Selon les auteurs du rapport de l’IGAS, s’agissant des heures complémentaires, les accords de branche sont parfois moins favorables que la loi, parfois plus, mais sont dans l’ensemble peu favorables aux salarié·es à temps partiel.
Sur la période 2013-2023, les mesures législatives de 2013 et conventionnelles qui ont suivi n’ont pas eu d’effet sur la réduction du temps partiel subi. La durée moyenne de temps partiel pour l’emploi principal, de 23 heures, n’a quasiment pas évolué depuis 2013. Par ailleurs, Il n’y a pas eu d’amélioration générale significative des conditions d’emploi et de travail sur la période pour les travailleur·ses à temps partiel.
Remettre la problématique du temps partiel subi à l’agenda
Si l’ANI et la loi de 2013 ont représenté une avancée dans le traitement du temps partiel subi, le problème n’a pas été résorbé pour autant. Pour l’UNSA, il convient donc de remettre rapidement ce sujet à l’ordre du jour législatif et des négociations paritaires, notamment conventionnelles.

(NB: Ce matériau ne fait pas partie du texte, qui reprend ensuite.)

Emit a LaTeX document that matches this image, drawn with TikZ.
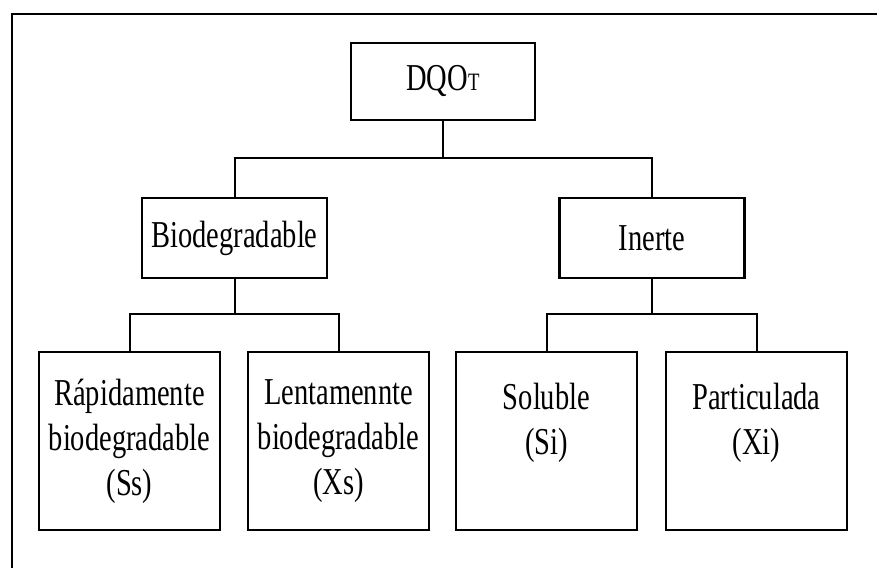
\documentclass[tikz,border=0pt]{standalone}
\usepackage{fontspec}
\newfontfamily\boxfont[FakeStretch=0.75]{Liberation Serif}
\begin{document}
\begin{tikzpicture}[x=1pt,y=-1pt,
  box/.style={draw, line width=2.6pt, inner sep=0pt, align=center,
    font=\boxfont\fontsize{38}{45}\selectfont},
  topbox/.style={box, minimum width=184pt, minimum height=77pt},
  midbox/.style={box, minimum width=185pt, minimum height=80pt},
  leafbox/.style={box, minimum width=181pt, minimum height=178pt},
  link/.style={line width=2pt},
  frame/.style={line width=2pt}]
\useasboundingbox[fill=white] (0,0) rectangle (877,567);
% outer frame, running past the page edge
\draw[frame] (12,580) -- (12,14) -- (890,14);

% boxes
\node[topbox] (dqo) at (443,81.5) {DQO{\fontsize{25}{25}\selectfont T}};
\node[midbox] (bio) at (234.5,238) {Biodegradable};
\node[midbox] (ine) at (652,238) {Inerte};
\node[leafbox] (rap) at (129.5,441) {Rápidamente\\biodegradable\\(Ss)};
\node[leafbox] (len) at (338.5,441) {Lentamennte\\biodegradable\\(Xs)};
\node[leafbox] (sol) at (546.5,441) {Soluble\\(Si)\\~};
\node[leafbox] (par) at (756.5,441) {Particulada\\(Xi)\\~};

% junction points
\coordinate (j0) at (443,158);
\coordinate (j1) at (234.5,314);
\coordinate (j2) at (652,314);

% connectors
\draw[link] (dqo.south) -- (j0);
\draw[link] (bio.north) |- (j0) -| (ine.north);
\draw[link] (bio.south) -- (j1);
\draw[link] (rap.north) |- (j1) -| (len.north);
\draw[link] (ine.south) -- (j2);
\draw[link] (sol.north) |- (j2) -| (par.north);
\end{tikzpicture}
\end{document}
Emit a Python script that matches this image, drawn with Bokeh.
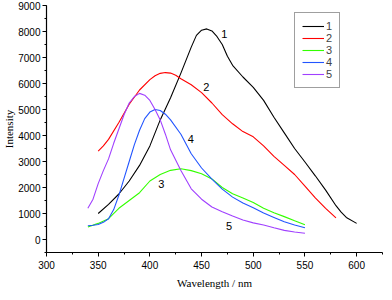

L’UNSA revendique notamment des garanties et contreparties supplémentaires pour les travailleur·ses à temps partiel et en horaires fragmentées :
● Une bonification minimale de 10 % pour les compléments d’heures [4] ;
● Une majoration plus importante des heures complémentaires ;
● Une majoration salariale à partir d’une deuxième coupure journalière ;
● Une rémunération pour les temps de trajet entre plusieurs interventions.
Pour l’UNSA, il convient également d’interroger le rôle des donneur.euses d’ordre, publics et privés, concernant la sous-traitance, notamment dans les secteurs de la propreté et de l’entretien où le temps partiel subi et la fragmentation des horaires de travail sont importants.
Enfin, il importe de mobiliser davantage les politiques d’emploi et de formation professionnelle à destination des salarié·es à temps partiel, notamment contraint, et d’adapter l’offre de formation aux caractéristiques et aux contraintes de ces salarié·es.
Le temps partiel subi n’est pas une fatalité et nécessite une action résolue. La lutte contre la précarité de l’emploi reste un combat essentiel de l’UNSA.